Simple Weibo Scraper
MIT License
96 stars 18 forks source link

[Feature request] Scraping geotagged posts #13

Open CWen001 opened 4 years ago

CWen001 commented 4 years ago

Thank you very much for this wonderful pythonic package. I was wondering if you have any interest in adding the functionality of scraping location-related posts or information?

In social studies, it is quite common to search and analyze the spatial dimension of crowdsourced information. For instance, one may want to screen posts that are only in a certain place, like Shanghai, or a user-defined region. Since some posts are geo-tagged, is it possible to collect the longitude and latitude information and then filter?

Let's say, a function behaviors like:

def get_weibo_tweets_by_spatialtemporal(spatial_extent: Union[str, list], temporal_span: list = None, pages: int = None, **kwargs) -> _TweetsResponse:
    """
    Get raw geo-tagged weibo tweets by spatial extents without any authorization
    >>> from weibo_scraper import  get_weibo_tweets_by_spatialtemporal
    >>> # Only filter geotagged posts in Beijing
    >>> for tweet in get_weibo_tweets_by_name(spatial_extent='北京', pages=1): 
    >>>     print(tweet)
    >>> # filter geotagged posts using a bounding box [left, bottom, right, top] with lat and lon pairs
    >>> for tweet in get_weibo_tweets_by_name(spatial_extent=[116.305744,39.836467,116.357886,39.856335],
temporal_span=['2017-02-13', '2018-05-05'], pages=1): 
    >>>     print(tweet)
    :param spatial_extent: the region in which you want to search, either a name or a bounding-box with [left, bottom, right, top] under WGS84 geographic reference system.
    :param temporal_span: optional ,default all pages. Valid input is a list of start-end pair in string format, e.g., ['2017-02-13', '2018-05-05'] .
    :param pages: pages ,default all pages
    :return: _TweetsResponse

To implement the function, probably a few things are worth considering. For example, to include a is_geotagged logical field in the tweet object (json?), and with fields to record coordinates. (116.305744,39.836467)

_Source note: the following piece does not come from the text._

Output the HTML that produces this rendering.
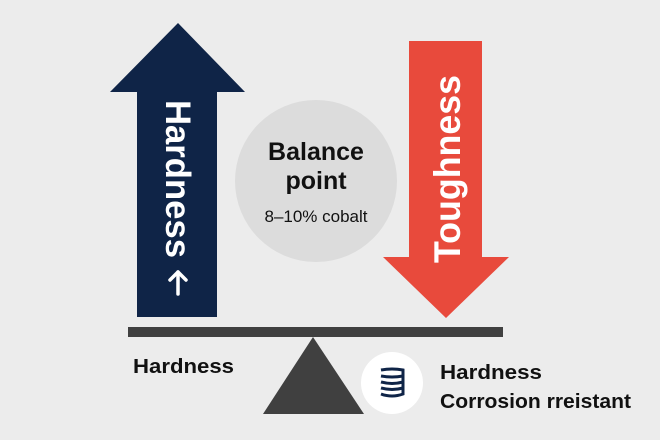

Thank you very much again. Hope this package can keep going.

Xarrow commented 4 years ago

That is a awsome feature ! I have pinned this issue and studied adding this functionality to the next release.

In my opinion,apis about this lib is complex , so i will simplify this in next release . But now, the most important thing for me is prepared to interview for next job.

Thank you for your useful sugguestion!

CWen001 commented 4 years ago

Thanks for the response. Wish you all the best for the job interview.